## What this task involves
Exact reproduction is required for the lines bounded by the one containing "Output the Python" and the one containing "import plotly.graph_objects as go", both bounds included. Print them without any pictures.

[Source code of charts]
····················
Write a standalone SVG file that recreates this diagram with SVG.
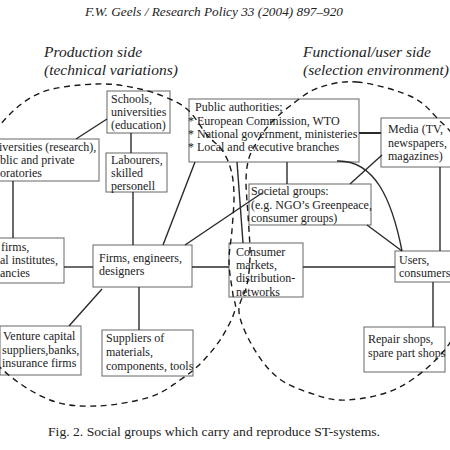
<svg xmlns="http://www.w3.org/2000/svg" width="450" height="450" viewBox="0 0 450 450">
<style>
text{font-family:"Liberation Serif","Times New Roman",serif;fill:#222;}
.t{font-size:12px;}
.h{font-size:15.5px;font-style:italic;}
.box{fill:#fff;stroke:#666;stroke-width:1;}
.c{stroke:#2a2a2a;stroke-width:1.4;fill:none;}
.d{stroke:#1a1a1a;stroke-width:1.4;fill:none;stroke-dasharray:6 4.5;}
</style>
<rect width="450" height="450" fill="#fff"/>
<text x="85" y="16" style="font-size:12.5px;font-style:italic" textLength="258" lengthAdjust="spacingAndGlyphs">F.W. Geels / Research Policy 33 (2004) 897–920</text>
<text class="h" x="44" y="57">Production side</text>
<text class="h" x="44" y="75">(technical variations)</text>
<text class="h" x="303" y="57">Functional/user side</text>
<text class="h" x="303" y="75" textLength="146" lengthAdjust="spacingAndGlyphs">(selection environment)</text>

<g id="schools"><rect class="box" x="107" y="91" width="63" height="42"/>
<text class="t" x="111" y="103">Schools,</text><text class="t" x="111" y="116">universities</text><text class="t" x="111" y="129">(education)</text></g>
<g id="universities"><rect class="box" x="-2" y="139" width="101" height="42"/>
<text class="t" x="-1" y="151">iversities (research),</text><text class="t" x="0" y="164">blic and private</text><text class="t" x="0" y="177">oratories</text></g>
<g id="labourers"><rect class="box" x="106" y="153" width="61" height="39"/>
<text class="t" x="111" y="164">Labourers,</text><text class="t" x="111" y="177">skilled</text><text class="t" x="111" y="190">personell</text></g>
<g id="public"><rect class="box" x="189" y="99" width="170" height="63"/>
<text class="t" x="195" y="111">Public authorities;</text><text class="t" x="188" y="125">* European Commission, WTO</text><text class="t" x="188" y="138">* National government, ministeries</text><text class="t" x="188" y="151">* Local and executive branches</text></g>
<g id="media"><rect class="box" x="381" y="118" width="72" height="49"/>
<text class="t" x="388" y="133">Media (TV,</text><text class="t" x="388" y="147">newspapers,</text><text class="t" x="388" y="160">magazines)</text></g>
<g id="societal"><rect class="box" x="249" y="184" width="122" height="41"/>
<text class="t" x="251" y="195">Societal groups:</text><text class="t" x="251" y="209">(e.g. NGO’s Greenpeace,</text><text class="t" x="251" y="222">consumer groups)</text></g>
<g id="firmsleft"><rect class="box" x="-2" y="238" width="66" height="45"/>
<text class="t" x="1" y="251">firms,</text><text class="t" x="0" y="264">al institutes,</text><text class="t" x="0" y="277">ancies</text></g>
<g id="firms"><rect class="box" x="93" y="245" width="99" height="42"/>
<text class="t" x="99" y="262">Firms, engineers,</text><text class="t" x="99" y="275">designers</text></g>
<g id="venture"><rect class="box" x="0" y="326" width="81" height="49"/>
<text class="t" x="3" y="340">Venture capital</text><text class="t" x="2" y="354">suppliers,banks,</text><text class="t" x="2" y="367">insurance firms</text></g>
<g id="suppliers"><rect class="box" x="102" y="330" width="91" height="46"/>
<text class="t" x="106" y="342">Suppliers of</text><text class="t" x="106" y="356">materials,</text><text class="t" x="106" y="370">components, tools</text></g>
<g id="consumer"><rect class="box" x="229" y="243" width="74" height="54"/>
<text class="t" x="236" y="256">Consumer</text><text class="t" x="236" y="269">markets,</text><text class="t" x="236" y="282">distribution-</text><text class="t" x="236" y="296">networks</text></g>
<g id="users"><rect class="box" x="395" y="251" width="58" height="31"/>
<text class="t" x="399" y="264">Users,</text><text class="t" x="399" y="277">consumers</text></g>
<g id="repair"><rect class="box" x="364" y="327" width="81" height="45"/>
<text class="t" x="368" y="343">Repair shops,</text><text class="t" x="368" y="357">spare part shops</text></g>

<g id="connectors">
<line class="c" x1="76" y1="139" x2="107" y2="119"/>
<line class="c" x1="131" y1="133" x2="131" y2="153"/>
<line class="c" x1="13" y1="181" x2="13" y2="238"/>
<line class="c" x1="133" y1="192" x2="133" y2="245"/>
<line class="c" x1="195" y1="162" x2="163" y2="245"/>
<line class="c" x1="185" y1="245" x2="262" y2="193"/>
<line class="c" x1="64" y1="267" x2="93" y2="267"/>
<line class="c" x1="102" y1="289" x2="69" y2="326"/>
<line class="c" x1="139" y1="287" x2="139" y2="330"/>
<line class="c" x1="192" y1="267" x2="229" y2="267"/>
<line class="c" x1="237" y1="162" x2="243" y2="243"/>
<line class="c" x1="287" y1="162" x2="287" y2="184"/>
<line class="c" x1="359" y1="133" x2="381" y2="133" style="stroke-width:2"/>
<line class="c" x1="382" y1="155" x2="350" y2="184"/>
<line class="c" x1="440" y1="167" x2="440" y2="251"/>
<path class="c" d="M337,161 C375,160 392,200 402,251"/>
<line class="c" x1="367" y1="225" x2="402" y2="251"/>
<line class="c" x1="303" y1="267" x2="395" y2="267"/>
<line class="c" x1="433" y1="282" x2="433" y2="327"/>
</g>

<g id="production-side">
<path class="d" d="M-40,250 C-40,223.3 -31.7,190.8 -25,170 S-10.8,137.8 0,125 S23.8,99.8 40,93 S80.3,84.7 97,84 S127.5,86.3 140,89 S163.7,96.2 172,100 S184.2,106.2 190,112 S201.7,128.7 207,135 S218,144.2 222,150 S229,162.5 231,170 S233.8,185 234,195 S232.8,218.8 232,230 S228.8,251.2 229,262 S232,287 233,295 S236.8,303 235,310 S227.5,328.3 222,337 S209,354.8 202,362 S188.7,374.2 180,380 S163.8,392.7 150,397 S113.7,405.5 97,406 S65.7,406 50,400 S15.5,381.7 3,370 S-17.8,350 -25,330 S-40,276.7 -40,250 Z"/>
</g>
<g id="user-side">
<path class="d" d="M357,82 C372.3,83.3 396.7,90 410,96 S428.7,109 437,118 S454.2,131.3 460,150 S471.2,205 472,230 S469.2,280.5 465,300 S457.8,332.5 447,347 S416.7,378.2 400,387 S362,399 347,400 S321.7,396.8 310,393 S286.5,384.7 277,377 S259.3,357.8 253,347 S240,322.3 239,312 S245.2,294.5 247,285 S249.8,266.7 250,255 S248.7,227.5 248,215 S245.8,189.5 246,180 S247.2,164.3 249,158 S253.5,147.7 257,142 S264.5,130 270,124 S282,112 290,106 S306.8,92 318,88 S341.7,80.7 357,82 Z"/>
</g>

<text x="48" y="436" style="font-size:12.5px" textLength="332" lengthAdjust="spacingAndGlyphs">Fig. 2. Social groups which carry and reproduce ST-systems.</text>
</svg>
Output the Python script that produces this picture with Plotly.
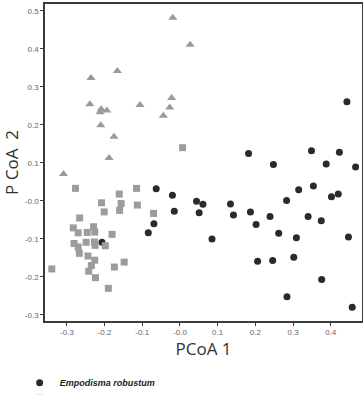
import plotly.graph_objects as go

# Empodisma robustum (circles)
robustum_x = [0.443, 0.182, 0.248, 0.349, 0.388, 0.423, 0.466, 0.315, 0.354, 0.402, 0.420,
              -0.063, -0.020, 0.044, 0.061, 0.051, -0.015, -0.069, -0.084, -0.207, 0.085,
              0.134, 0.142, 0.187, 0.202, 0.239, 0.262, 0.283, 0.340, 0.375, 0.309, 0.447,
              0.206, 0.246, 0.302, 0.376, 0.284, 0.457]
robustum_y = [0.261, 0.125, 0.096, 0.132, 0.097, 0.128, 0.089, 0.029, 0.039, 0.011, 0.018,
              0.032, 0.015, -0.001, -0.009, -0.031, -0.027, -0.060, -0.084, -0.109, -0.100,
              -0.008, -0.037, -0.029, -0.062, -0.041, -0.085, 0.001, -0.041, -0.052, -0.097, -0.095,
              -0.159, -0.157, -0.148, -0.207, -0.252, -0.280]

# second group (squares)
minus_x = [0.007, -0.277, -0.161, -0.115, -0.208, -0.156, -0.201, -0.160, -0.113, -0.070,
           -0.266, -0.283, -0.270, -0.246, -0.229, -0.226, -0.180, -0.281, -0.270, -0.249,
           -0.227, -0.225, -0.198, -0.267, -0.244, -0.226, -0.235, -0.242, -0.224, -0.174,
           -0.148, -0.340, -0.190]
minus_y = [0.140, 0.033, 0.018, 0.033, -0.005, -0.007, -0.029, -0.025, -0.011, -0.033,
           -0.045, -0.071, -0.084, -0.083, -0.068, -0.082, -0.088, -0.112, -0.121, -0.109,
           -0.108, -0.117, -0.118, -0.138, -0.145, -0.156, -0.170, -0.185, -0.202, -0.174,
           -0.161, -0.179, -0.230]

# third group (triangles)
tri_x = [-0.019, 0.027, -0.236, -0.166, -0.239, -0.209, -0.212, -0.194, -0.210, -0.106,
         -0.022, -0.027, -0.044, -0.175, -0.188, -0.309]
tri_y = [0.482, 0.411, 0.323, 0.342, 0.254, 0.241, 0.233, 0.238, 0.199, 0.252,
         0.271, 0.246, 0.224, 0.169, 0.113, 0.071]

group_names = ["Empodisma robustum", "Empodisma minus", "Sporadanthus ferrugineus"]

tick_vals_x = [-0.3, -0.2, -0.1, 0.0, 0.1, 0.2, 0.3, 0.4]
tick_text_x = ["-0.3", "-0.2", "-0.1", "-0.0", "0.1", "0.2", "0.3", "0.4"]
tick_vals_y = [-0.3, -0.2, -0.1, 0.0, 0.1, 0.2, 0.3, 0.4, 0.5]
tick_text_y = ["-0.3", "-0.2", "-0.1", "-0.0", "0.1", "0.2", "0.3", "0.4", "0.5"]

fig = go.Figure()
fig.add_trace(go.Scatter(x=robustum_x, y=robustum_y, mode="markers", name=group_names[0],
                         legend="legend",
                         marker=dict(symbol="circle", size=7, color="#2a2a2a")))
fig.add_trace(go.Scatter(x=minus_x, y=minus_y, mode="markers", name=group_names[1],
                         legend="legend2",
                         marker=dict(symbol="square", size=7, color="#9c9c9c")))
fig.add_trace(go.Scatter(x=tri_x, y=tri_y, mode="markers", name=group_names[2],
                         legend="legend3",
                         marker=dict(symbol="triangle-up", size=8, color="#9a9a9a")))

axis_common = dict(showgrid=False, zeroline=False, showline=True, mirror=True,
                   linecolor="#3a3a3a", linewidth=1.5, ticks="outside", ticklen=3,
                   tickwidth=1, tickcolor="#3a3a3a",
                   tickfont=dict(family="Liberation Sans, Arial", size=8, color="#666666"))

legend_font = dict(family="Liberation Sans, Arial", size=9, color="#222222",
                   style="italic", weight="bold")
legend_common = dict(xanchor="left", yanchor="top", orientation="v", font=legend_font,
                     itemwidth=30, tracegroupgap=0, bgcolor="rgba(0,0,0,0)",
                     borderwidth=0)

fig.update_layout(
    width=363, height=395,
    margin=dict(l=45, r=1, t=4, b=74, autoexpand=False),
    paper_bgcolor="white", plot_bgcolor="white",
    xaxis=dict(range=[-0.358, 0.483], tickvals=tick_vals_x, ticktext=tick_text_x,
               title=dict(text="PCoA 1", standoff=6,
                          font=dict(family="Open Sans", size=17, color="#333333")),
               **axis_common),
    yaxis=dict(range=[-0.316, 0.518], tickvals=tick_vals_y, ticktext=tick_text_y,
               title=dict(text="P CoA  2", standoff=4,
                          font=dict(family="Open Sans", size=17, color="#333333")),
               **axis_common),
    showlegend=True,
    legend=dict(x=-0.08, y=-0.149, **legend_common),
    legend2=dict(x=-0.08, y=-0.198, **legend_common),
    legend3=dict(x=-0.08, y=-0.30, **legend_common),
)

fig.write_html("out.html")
····················
## Reply
Output the Python script that produces this picture with Plotly.
import plotly.graph_objects as go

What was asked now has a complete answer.